Certain issues in a cover letter can lead to a candidate being removed from consideration before the resume has even been glanced over. Before you rush through the creation of your next cover letter, make sure you review for the following common issues.
Introducing Yourself by Name First
You cover letter should not include the statement, “My name is…” It is simply unnecessary. Your resume has your name on it, as well as the sign-off of your cover letter. Since that information is thoroughly covered, use your cover letter to cover more pertinent information. Lead off with a relevant qualification or accomplishment that applies to the job for which you are applying.
Summarizing Your Entire Resume
Your resume and cover letter should work in conjunction, not to restate one another. While your resume provides a reliable overview of your experience, your cover letter should focus on only a few examples as to why you are a good fit for the position.
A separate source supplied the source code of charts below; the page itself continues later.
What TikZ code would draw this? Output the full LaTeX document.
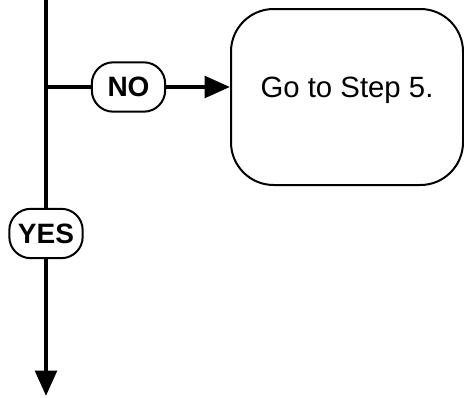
\documentclass[tikz,border=0pt]{standalone}
\usepackage{fontspec}
\setmainfont{Liberation Sans}
\usetikzlibrary{positioning,arrows.meta,calc}

\begin{document}
\begin{tikzpicture}[x=0.75pt,y=-0.75pt,
      flow/.style={line width=3.3pt},
      tip/.style={-{Triangle[length=19pt,width=16pt]}},
      pill/.style={draw,line width=1.5pt,rounded corners=16pt,fill=white,
                   minimum width=55pt,minimum height=37pt,inner sep=0pt,
                   font=\bfseries\fontsize{21}{21}\selectfont},
      stepbox/.style={draw,line width=1.5pt,rounded corners=32pt,
                   minimum width=174pt,minimum height=132pt,inner sep=0pt,
                   text height=17pt,text depth=17pt,
                   font=\fontsize{22}{26}\selectfont}]
    \useasboundingbox (0,0) rectangle (464,397);
    \coordinate (top) at (46,0);
    \coordinate (branch) at (46,88);
    \coordinate (bottom) at (46,396);
    \node[pill] (no) at (128.5,87) {NO};
    \node[pill] (yes) at (46,233.5) {YES};
    \node[stepbox] (step5) at (347,97) {Go to Step 5.};
    % main line and branch
    \draw[flow] (top) -- (yes);
    \draw[flow,tip] (yes) -- (bottom);
    \draw[flow] (branch) -- (no -| branch) -- (no);
    \draw[flow,tip] (no) -- (no -| step5.west);
  \end{tikzpicture}
\end{document}
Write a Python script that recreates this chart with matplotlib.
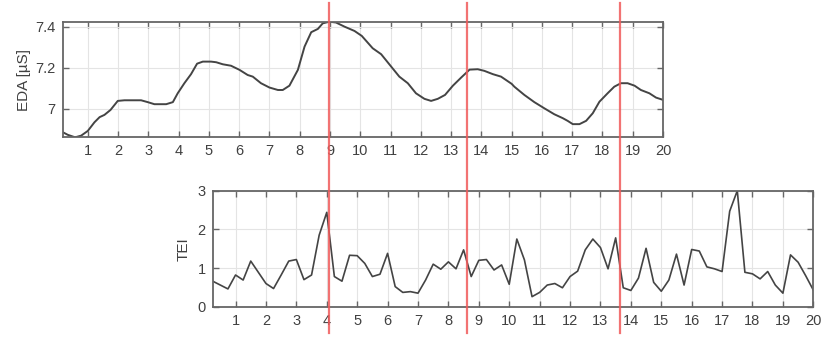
import matplotlib
matplotlib.use("Agg")
import matplotlib.pyplot as plt
from matplotlib.lines import Line2D
from matplotlib.transforms import blended_transform_factory

# EDA trace (top)
eda_t = [0.17, 0.34, 0.58, 0.78, 1.0, 1.22, 1.39, 1.55, 1.75, 1.99,
         2.21, 2.76, 2.98, 3.2, 3.59, 3.81, 3.97, 4.19, 4.41, 4.61,
         4.80, 5.07, 5.24, 5.46, 5.73, 6.01, 6.28, 6.45, 6.72, 7.0,
         7.28, 7.44, 7.66, 7.94, 8.16, 8.38, 8.60, 8.76, 8.98, 9.2,
         9.48, 9.81, 10.05, 10.14, 10.41, 10.69, 11.02, 11.29, 11.57, 11.84,
         12.12, 12.34, 12.56, 12.8, 13.06, 13.33, 13.61, 13.88, 14.1, 14.38,
         14.65, 15.0, 15.09, 15.42, 15.75, 16.08, 16.41, 16.69, 16.85, 17.02,
         17.24, 17.46, 17.68, 17.9, 18.17, 18.39, 18.61, 18.83, 19.06, 19.27,
         19.55, 19.77, 20.0]
eda_v = [6.887, 6.874, 6.862, 6.870, 6.893, 6.935, 6.960, 6.971, 6.995, 7.039,
         7.042, 7.042, 7.033, 7.023, 7.023, 7.033, 7.076, 7.125, 7.169, 7.220,
         7.230, 7.230, 7.227, 7.217, 7.210, 7.190, 7.165, 7.157, 7.125, 7.104,
         7.092, 7.092, 7.113, 7.190, 7.303, 7.373, 7.389, 7.416, 7.424, 7.420,
         7.400, 7.379, 7.355, 7.340, 7.295, 7.266, 7.206, 7.157, 7.125, 7.076,
         7.049, 7.039, 7.049, 7.068, 7.113, 7.152, 7.191, 7.193, 7.185, 7.169,
         7.157, 7.122, 7.108, 7.068, 7.033, 7.003, 6.974, 6.955, 6.942, 6.926,
         6.926, 6.942, 6.979, 7.035, 7.076, 7.108, 7.125, 7.125, 7.113, 7.092,
         7.076, 7.055, 7.044]

# TEI (bottom), one value every 0.25
tei_t = [0.25 * (k + 1) for k in range(80)]
tei_v = [0.66, 0.56, 0.46, 0.82, 0.69, 1.18, 0.89, 0.60, 0.47, 0.82,
         1.18, 1.22, 0.70, 0.82, 1.85, 2.44, 0.78, 0.66, 1.33, 1.32,
         1.12, 0.78, 0.84, 1.38, 0.52, 0.37, 0.39, 0.35, 0.69, 1.10,
         0.97, 1.16, 0.98, 1.47, 0.78, 1.20, 1.22, 0.95, 1.08, 0.58,
         1.75, 1.21, 0.26, 0.37, 0.56, 0.60, 0.49, 0.78, 0.92, 1.47,
         1.75, 1.53, 0.98, 1.78, 0.49, 0.42, 0.74, 1.51, 0.63, 0.40,
         0.69, 1.36, 0.56, 1.48, 1.44, 1.03, 0.98, 0.91, 2.47, 3.00,
         0.89, 0.85, 0.72, 0.91, 0.56, 0.35, 1.34, 1.15, 0.80, 0.43]

# event markers, in EDA time
events = [8.96, 13.54, 18.59]

xticks = list(range(1, 21))

plt.rcParams['font.family'] = ['Liberation Sans', 'DejaVu Sans']
plt.rcParams['font.size'] = 10.5

fig = plt.figure(figsize=(8.3, 3.43), dpi=100)
ax1 = fig.add_axes([0.0755, 0.5997, 0.7233, 0.3370])
ax2 = fig.add_axes([0.2563, 0.1058, 0.7236, 0.3382])

line_col = '#444444'
frame_col = '#666666'
txt_col = '#404040'

ax1.plot(eda_t, eda_v, color=line_col, lw=1.4)
ax1.set_xlim(0.17, 20)
ax1.set_ylim(6.862, 7.424)
ax1.set_yticks([7, 7.2, 7.4])
ax1.set_yticklabels(['7', '7.2', '7.4'])
ax1.set_ylabel('EDA [µS]', color=txt_col, fontsize=11, labelpad=3)

ax2.plot(tei_t, tei_v, color=line_col, lw=1.2)
ax2.set_xlim(0.25, 20)
ax2.set_ylim(0, 3)
ax2.set_yticks([0, 1, 2, 3])
ax2.set_ylabel('TEI', color=txt_col, fontsize=11, labelpad=5)

for ax in (ax1, ax2):
    ax.set_xticks(xticks)
    ax.grid(True, color='#e4e4e4', lw=0.8)
    ax.set_axisbelow(True)
    ax.tick_params(direction='in', top=True, right=True, length=4,
                   width=1, color=frame_col, labelcolor=txt_col, pad=5)
    for s in ax.spines.values():
        s.set_color(frame_col)
        s.set_linewidth(1.3)

tr = blended_transform_factory(ax1.transData, fig.transFigure)
for t in events:
    fig.add_artist(Line2D([t, t], [0.029, 0.991], transform=tr,
                          color='#f05a5a', lw=1.6, alpha=0.85))

fig.savefig('out.png', dpi=100)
Take the opportunity to dig in a little deeper that helps a recruiter understand how your experience can translate to a positive change at their company.
While your cover letter should contain some details, there is a point where it becomes too much. You want to keep your cover letter within one page, and it should take no more than around a minute to read through. It is also important to be concise and remain on-point. Don’t include any information that isn’t necessary.
For example, if you are applying for a job in Michigan because you are relocating next month, but your current contact information says Florida, you may want to mention your scheduled arrival to the city. However, there is no need to give details about why you are moving if they are not relevant to the position.
Not Using a Targeted Cover Letter
Your cover letter should be as targeted to the position as your resume. Sending generic form letters can make a negative impression, as it can appear as though writing a new cover letter wasn’t a priority or that this one was simply an afterthought. Take time to make sure the cover letter includes the pertinent details that particular hiring manager would want to know.
Similarly, you should avoid using generic greetings. The time of, “To Whom It May Concern,” and, “Dear Sir or Madam,” are over. If you have the name of the hiring manager in question, feel free to address them personally. If you don’t, skip the formal salutation and begin immediately with your first paragraph. The second option is particularly acceptable with email cover letters, as people rarely address one another formally when using the email format.
Spelling and Grammar
It is easy to spend so much time focusing on the content that you overlook simple spelling or grammar errors. Remember, word processing software does not catch every error you may have made. Be aware of homonyms and make sure you use proper punctuation. Spelling or grammar errors reflect poorly on a candidate’s written communication skills, as well as their attention to detail. Giving your cover letter a careful review can help avoid the kind of mistakes that may remove you from contention.